The present invention is directed to the preparation of bipolar membranes possessing both low electrical resistance and superior performance properties, durability, and high reproducibility. In particular, the invention relates to the preparation of the single film bipolar membranes involving, specifically, the surface treatment to remove the excess skin layer formed during the introduction of styrene and divinylbenzene on to the polymeric matrix system. Thereby the subsequent functionalization of the film with cationic groups and anionic groups may result in a substantially improved quality control and membrane uniformity.
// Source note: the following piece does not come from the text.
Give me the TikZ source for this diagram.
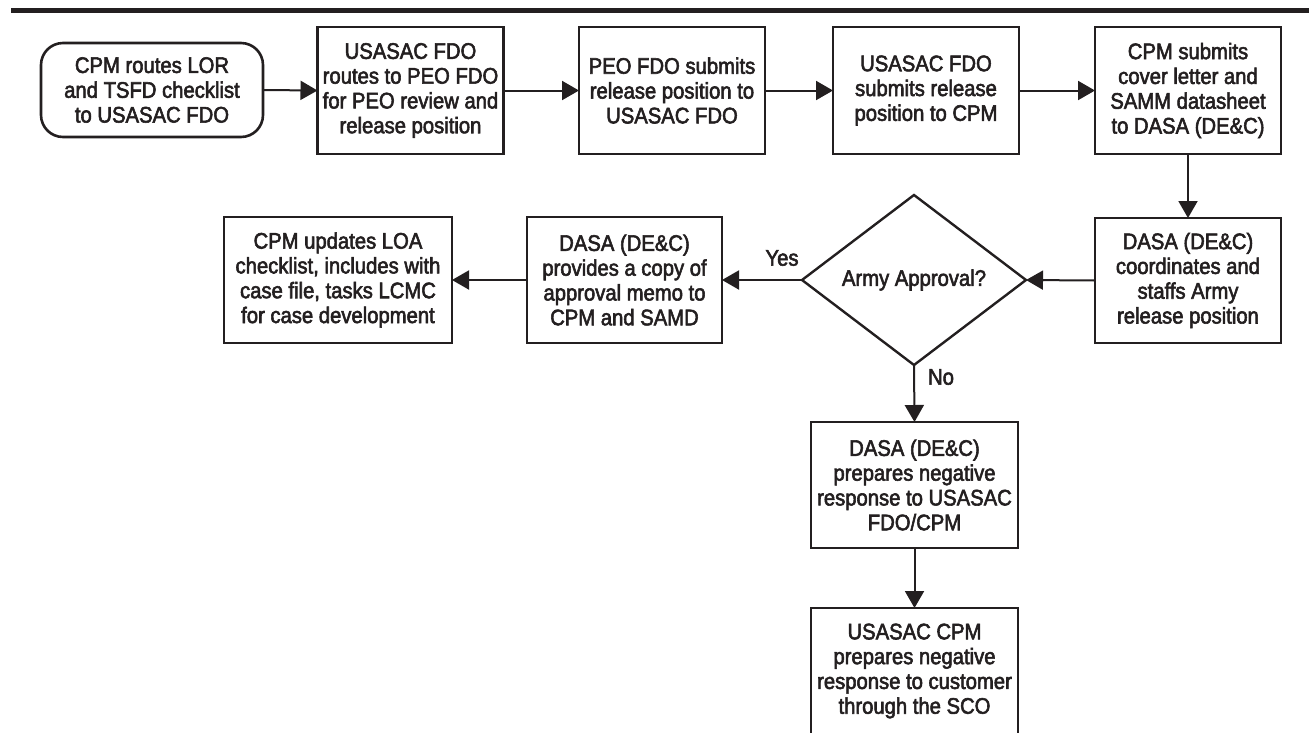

Various ion exchange membranes, cationic and anionic, individually as well as laminae membranes, are well known in the art. Styrene-divinylbenzene copolymers with sulfonic acid ion exchange groups (cation-type) are fully disclosed, e.g. in U.S. Pat. No. 2,731,411. The anion-type, for example a styrene-divinylbenzene vinylpyridine membrane, is disclosed in U.S. Pat. No. 2,860,097. Cation and anion membranes based on polyethylenestyrene copolymers bonded together in a hydraulic press under heat and pressure to form two-ply membrane structures are also known as shown, for example in U.S. Pat. No. 3,372,101. Such membranes generally have the disadvantage of high electrical resistance, incurred during fusion; are prone to bubble or blister; and only operate at relatively low current densities, for short time periods, all of which render them unattractive for commercial electrodialysis operations.
Some single film bipolar membranes have also been disclosed. For example, some have been obtained by hydrolyzing one side and aminating the other side of a chlorosulfonated polyethylene sheet, as diclosed in U.S. Pat. No. 3,388,080. Membranes thus prepared, however, are relatively inefficient in that they have high voltage drops across them. Another single-film bipolar membrane, of the polyethylene-styrene divinylbenzene type, is disclosed in the Leitz U.S. Pat. No. 3,562,139. The latter membranes are designed specifically for desalination by electrodialysis, wherein, the direction of electrical current flow is periodically reversed. Such membranes behave asymmetrically transferring mainly cations when the cationic lamina of the membrane faces the cathode and transferring mainly anions when the anionic lamina faces the cathode. To the degree that any water splitting could be effected using the membrane described by Leitz in U.S. Pat. No. 3,562,139, the current efficiency of the contemplated desalination process would be decreased. Moreover, the membranes of U.S. Pat. No. 3,562,139 have only a relatively low level of cross-linking (approximately 0.5% active divinylbenzene) which results in relatively inferior ion selectivity. Also membranes of the kind disclosed in U.S. Pat. No. 3,562,139 possess design features, such as (a) a cation exchange group internal molality less than the anion exchange group internal molality, and (b) an anionic layer which is thinner than the cation layer, both of which aid the transport of the electrolyte through forbidden areas, i.e., against the Donnan exclusion forces, and possess only relatively low current efficiencies (50-70% desalination) at low electrolyte concentrations (0.03-0.06N) and current densities (8-25 amp.ft.sup.2).
Thus, while the preparation of low cross-linked, low ion-selective polyethylene-polystyrene bipolar membranes has been achieved, it is particularly difficult to obtain bipolar membranes with a relatively high number of cross-linking bonds, high functional group concentrations, high ion-selectivities, and yet have low membrane voltage drops and long operational capabilities at relatively high current densities and electrolyte concentrations. This invention discloses methods for obtaining single film bipolar membranes with these advantages and with excellent reproducibility and quality control.